(DATASET CONTENT):
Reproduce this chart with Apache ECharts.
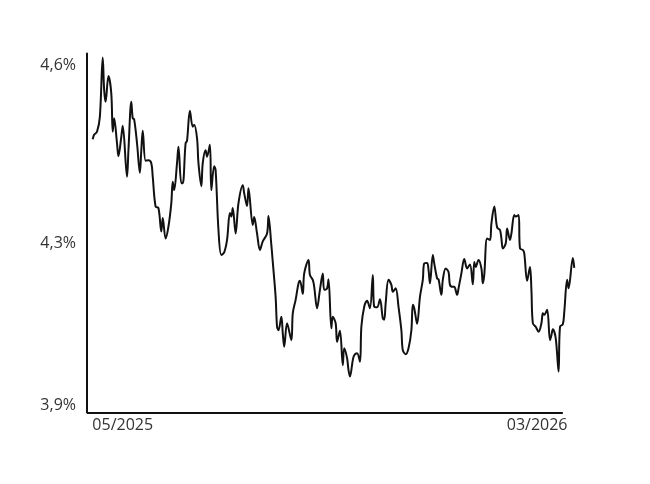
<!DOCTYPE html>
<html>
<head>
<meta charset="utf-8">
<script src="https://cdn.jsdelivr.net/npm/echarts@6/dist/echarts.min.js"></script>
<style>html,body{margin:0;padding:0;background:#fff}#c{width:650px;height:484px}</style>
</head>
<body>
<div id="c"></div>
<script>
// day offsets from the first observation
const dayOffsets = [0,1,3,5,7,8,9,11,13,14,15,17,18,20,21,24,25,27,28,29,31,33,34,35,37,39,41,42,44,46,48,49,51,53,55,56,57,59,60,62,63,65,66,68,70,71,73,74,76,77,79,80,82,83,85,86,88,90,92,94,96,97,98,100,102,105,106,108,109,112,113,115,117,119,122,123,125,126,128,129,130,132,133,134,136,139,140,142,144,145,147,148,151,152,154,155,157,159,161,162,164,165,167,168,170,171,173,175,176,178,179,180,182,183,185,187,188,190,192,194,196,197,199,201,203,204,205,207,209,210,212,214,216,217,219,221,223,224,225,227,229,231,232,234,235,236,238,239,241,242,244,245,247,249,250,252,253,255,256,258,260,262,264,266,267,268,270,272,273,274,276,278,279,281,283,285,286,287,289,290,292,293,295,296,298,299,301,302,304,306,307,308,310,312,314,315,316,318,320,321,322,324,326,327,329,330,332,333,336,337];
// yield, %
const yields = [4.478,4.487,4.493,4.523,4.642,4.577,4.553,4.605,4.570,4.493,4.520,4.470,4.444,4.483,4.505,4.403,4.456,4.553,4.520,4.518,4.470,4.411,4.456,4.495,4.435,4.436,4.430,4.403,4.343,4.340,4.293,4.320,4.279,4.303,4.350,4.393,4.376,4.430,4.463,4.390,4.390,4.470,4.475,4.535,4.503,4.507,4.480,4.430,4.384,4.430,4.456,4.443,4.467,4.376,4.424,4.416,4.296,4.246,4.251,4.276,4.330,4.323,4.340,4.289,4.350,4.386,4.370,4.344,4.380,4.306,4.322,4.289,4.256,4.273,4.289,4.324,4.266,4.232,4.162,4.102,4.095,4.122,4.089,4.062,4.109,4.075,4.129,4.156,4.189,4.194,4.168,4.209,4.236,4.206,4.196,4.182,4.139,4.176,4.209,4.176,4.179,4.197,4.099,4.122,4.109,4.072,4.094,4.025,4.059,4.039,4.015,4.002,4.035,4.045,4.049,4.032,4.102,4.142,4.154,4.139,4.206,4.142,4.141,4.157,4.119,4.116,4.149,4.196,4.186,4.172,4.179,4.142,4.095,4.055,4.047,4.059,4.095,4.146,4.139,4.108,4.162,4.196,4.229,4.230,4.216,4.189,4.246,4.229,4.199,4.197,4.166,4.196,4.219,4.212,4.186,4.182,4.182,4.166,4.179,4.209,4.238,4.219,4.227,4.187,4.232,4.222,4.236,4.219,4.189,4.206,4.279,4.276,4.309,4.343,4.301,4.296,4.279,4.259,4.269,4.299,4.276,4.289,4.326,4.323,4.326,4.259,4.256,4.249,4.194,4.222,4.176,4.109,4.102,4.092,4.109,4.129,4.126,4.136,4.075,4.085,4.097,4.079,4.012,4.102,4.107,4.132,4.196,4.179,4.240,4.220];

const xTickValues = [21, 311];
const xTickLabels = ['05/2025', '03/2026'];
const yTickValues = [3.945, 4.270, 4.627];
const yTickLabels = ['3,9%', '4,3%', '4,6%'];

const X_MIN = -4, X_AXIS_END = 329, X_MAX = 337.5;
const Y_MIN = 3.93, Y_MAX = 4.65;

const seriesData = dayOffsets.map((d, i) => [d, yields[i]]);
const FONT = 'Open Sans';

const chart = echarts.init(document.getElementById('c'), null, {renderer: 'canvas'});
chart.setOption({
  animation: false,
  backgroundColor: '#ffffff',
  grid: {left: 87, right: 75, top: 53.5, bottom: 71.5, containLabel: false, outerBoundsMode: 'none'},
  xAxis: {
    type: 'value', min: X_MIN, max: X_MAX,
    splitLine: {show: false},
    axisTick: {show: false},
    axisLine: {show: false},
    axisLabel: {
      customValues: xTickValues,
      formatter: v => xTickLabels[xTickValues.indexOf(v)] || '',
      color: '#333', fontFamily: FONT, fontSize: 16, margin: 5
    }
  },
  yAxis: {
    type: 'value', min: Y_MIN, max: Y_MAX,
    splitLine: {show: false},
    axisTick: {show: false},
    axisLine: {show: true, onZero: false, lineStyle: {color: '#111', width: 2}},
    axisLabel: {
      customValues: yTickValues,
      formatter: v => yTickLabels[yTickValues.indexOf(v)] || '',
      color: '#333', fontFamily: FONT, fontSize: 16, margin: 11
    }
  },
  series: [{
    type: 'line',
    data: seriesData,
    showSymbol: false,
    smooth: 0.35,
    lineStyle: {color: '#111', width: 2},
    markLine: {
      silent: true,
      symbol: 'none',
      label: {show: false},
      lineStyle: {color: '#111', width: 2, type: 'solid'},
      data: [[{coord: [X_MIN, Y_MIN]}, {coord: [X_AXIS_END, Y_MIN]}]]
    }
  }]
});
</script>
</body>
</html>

* * *

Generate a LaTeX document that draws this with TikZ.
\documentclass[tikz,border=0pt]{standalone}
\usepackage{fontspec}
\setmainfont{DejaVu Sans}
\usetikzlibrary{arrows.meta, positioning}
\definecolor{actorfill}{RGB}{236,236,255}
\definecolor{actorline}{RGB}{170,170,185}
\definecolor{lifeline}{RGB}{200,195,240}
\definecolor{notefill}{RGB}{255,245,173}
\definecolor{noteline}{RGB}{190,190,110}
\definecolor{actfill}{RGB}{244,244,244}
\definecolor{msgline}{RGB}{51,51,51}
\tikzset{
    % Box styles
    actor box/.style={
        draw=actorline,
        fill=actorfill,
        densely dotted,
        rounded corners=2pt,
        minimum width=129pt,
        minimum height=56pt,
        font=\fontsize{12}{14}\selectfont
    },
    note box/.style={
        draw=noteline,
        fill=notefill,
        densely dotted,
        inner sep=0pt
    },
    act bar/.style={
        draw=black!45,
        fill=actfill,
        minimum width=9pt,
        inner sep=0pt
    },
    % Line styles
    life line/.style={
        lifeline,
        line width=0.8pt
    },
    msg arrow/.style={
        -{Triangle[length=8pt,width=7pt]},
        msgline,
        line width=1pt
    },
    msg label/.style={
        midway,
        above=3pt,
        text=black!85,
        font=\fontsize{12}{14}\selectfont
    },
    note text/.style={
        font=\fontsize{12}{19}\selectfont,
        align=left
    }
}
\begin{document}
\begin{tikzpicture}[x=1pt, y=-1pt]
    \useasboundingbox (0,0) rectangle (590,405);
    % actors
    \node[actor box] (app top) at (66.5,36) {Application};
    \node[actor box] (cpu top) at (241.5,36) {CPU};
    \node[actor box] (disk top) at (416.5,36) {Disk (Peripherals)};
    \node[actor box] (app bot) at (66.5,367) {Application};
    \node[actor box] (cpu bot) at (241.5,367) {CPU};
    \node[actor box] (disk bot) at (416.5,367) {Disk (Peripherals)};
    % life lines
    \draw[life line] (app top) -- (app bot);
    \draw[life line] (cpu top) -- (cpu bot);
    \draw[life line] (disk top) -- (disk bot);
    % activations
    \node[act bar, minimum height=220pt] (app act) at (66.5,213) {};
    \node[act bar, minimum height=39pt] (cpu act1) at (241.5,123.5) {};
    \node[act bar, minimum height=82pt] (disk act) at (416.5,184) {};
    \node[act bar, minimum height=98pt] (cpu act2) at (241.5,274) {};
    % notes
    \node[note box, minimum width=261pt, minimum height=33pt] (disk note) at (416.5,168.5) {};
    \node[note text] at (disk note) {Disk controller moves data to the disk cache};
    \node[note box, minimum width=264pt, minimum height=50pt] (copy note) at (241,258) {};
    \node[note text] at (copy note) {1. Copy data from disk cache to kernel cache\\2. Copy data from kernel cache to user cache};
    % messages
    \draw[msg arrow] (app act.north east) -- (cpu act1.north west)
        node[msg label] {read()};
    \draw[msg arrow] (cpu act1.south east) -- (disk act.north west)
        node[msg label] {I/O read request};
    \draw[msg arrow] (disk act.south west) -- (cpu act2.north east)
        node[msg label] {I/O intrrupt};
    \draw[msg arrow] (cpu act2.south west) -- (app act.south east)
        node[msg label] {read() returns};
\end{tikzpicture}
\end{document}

(INSTRUCTIONS FOR THE TASK): Write out each line of the data that holds the string "with".

(WRITTEN ANSWER):
Reproduce this chart with Apache ECharts.
Generate a LaTeX document that draws this with TikZ.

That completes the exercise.